▶ **WHAT YOU ARE ASKED TO DO**:
Check every line for the word "this" and give the number of lines where it occurs, nothing else.

▶ **GIVEN RECORDS**:
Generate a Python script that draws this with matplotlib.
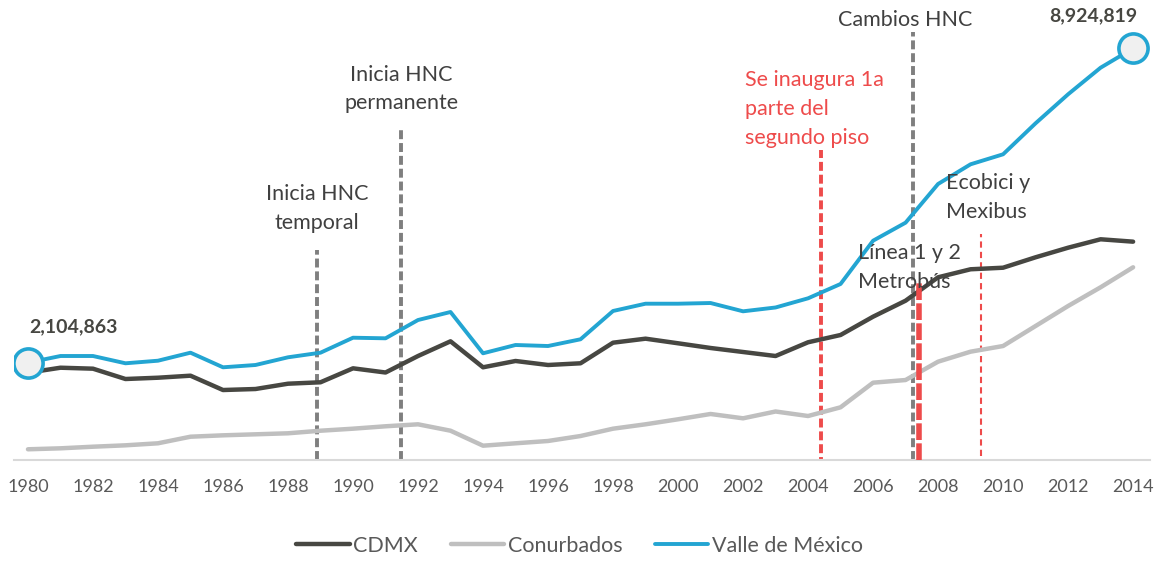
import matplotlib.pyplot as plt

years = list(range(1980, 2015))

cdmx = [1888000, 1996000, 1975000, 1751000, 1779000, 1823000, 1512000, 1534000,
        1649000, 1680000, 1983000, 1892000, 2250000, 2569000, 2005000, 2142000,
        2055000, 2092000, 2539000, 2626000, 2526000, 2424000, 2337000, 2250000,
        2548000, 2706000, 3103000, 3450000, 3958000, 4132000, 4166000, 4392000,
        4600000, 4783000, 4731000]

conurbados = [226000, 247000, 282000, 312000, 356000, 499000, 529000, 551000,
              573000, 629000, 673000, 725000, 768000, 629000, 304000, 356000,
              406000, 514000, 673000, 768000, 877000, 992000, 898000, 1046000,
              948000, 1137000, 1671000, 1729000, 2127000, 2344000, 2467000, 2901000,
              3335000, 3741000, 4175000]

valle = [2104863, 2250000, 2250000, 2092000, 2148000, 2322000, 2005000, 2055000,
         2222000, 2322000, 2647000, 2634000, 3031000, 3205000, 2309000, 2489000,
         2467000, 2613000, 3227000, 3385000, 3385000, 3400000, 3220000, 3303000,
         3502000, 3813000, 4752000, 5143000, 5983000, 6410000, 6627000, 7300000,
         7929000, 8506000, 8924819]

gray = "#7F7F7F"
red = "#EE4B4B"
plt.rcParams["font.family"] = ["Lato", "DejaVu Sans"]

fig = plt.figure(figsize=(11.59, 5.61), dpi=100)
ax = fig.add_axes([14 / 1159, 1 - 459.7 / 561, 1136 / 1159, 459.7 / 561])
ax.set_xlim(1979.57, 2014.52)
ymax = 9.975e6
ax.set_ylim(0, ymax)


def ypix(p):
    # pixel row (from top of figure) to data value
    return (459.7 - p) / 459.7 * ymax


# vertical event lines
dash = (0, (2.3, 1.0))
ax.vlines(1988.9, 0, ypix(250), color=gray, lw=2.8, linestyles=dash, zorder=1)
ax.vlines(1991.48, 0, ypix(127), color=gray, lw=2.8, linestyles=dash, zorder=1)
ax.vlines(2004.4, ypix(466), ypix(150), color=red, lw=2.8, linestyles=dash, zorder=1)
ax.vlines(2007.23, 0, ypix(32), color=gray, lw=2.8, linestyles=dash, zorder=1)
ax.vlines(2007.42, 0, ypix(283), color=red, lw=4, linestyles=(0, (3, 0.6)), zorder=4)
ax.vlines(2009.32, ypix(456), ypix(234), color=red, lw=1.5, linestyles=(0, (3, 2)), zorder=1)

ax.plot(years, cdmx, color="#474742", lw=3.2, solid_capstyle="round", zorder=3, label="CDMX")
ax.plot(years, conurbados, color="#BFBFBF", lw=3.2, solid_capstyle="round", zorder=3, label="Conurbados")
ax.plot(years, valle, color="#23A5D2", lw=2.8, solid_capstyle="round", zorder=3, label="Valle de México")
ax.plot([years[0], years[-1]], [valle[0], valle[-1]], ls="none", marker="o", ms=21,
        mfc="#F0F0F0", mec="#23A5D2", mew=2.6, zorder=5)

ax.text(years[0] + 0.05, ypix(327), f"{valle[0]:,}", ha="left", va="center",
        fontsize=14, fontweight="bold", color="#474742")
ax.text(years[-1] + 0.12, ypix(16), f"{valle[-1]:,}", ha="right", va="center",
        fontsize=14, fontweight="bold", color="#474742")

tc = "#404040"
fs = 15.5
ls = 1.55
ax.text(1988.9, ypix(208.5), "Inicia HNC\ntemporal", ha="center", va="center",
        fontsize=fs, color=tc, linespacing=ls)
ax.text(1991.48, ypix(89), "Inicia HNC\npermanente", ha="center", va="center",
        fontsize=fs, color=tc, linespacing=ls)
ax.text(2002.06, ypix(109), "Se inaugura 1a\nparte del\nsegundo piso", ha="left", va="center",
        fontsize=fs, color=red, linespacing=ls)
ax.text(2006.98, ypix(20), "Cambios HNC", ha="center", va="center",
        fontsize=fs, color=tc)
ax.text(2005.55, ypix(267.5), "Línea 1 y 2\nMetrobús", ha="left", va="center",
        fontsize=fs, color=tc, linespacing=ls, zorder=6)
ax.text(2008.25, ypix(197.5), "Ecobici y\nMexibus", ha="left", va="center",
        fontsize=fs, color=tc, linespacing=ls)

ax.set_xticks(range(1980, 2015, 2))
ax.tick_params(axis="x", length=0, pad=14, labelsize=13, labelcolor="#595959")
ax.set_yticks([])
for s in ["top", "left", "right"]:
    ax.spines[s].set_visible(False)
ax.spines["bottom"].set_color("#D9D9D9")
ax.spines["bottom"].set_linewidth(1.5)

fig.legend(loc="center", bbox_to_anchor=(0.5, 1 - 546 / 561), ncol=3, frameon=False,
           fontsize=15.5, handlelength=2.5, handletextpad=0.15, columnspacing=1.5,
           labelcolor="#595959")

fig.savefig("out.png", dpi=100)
* * *
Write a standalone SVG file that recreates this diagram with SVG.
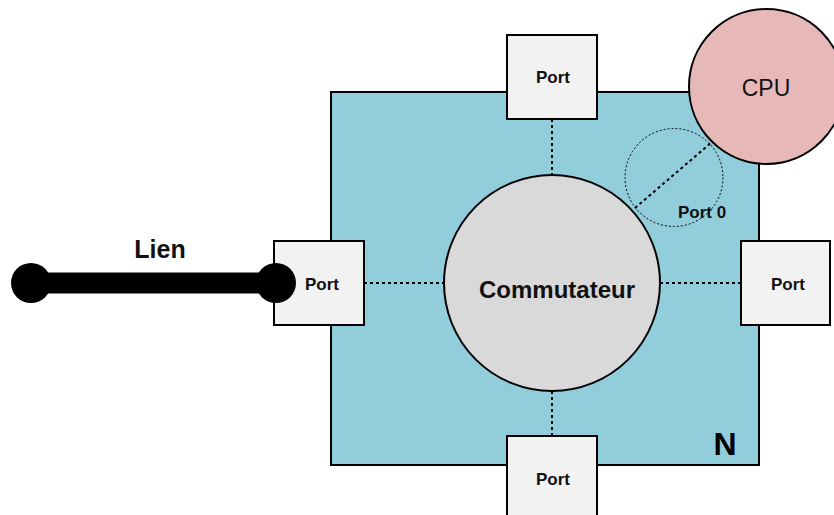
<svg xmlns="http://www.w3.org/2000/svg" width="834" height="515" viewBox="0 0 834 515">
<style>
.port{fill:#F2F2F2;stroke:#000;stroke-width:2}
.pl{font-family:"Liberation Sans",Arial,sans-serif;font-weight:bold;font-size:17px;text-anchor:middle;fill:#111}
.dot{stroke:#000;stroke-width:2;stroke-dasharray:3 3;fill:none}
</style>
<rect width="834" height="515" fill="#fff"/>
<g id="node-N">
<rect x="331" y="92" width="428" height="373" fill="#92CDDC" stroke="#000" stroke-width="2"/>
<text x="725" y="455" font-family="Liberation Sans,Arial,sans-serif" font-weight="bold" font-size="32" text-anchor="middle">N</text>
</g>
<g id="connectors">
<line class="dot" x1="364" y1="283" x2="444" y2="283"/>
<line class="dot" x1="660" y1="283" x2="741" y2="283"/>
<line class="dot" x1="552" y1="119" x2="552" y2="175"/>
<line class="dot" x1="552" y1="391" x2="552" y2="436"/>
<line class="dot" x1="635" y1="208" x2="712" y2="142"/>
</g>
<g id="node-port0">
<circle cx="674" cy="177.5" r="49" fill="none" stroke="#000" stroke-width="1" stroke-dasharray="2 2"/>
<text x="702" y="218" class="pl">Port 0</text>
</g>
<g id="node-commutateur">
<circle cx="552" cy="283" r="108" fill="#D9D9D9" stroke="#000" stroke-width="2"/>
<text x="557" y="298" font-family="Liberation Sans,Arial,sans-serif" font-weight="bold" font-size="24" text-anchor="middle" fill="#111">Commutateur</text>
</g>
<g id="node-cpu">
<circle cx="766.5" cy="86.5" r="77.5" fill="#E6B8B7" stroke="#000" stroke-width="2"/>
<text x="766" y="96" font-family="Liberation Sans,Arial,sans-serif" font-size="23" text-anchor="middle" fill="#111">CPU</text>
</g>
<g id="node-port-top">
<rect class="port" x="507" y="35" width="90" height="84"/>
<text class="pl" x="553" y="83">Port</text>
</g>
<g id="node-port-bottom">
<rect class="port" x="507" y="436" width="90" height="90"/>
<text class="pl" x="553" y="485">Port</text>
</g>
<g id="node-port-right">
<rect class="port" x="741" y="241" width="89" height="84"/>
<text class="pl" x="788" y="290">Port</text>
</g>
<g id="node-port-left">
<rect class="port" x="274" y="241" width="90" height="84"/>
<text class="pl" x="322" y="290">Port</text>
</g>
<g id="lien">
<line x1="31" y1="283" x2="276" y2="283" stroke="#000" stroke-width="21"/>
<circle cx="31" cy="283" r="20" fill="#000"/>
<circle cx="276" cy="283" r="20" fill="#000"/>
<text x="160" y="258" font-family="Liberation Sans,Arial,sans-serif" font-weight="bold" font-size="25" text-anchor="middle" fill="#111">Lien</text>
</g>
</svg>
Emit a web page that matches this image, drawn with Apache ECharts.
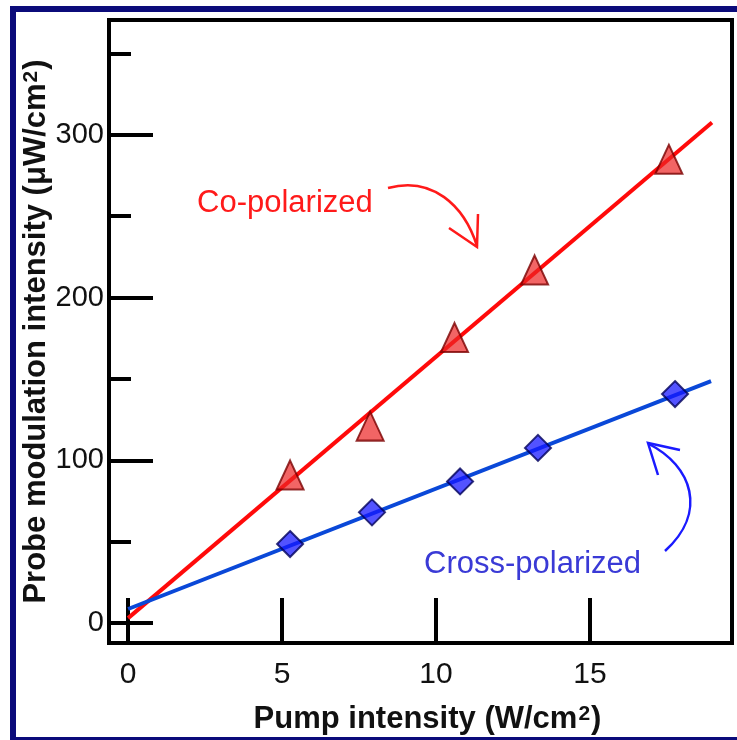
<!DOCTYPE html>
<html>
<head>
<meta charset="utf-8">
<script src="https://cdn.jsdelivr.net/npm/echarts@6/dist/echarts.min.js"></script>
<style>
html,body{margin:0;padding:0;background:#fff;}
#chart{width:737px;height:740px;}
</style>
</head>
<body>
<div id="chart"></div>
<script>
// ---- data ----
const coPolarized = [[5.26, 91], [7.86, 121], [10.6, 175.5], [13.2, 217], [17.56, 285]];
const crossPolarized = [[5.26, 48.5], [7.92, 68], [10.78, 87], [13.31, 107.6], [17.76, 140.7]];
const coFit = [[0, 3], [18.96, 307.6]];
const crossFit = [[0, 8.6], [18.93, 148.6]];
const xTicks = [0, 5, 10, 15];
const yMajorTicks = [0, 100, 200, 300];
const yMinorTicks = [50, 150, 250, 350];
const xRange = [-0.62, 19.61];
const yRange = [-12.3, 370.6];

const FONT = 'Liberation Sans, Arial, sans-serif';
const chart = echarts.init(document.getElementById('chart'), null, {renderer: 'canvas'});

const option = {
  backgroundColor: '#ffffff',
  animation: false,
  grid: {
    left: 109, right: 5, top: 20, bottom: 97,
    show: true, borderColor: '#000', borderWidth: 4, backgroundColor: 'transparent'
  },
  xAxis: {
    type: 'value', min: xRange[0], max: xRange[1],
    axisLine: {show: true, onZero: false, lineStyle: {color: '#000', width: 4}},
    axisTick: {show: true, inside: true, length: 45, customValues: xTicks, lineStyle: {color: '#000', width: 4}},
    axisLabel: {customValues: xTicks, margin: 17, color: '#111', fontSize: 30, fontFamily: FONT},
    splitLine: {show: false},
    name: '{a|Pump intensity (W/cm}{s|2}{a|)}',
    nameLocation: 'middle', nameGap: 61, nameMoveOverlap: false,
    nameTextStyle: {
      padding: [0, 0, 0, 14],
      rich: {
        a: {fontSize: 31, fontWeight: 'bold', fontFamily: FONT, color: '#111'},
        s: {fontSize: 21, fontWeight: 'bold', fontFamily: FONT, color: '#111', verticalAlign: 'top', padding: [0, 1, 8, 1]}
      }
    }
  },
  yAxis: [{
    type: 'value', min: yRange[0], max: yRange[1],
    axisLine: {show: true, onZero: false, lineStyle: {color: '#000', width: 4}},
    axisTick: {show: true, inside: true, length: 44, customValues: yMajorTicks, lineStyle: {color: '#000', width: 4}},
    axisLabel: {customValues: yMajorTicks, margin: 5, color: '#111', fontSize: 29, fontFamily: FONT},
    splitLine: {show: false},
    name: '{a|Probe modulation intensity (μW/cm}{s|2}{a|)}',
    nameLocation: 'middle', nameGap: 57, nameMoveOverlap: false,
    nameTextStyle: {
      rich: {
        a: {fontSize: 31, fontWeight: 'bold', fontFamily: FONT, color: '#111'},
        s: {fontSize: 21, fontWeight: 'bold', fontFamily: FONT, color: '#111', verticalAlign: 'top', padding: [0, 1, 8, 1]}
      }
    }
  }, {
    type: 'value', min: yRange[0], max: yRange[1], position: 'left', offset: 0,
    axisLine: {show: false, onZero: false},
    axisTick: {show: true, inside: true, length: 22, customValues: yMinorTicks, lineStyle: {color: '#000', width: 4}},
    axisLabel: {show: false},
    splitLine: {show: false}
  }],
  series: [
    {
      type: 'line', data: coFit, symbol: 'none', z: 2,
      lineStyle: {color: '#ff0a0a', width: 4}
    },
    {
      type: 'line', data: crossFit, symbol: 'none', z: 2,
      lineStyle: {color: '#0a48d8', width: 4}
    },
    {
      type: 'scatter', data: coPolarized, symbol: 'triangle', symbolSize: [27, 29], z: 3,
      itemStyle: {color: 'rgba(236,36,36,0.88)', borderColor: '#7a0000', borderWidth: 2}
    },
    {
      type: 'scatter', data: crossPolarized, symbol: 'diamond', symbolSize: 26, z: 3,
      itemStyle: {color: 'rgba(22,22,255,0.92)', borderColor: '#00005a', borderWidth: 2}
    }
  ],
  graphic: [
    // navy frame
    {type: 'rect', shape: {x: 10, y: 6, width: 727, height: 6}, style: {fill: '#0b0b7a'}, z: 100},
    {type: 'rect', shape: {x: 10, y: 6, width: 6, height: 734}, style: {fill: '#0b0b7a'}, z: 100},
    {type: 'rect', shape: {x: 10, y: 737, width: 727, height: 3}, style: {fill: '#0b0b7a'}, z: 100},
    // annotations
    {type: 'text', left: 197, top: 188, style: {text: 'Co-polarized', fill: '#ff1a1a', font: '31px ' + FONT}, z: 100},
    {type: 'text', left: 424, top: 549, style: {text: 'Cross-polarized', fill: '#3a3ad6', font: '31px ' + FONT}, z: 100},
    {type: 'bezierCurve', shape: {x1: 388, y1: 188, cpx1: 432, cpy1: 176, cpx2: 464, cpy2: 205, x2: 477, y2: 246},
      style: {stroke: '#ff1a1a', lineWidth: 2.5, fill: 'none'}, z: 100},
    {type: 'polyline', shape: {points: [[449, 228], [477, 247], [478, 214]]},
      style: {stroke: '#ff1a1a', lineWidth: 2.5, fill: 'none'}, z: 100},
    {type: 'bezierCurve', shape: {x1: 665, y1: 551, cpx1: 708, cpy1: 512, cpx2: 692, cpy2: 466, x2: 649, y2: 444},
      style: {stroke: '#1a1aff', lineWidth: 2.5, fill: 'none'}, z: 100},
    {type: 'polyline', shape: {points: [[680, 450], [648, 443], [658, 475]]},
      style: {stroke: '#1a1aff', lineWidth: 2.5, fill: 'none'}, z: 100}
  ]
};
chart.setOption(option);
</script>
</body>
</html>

▶ **FINISHED TASK**:
3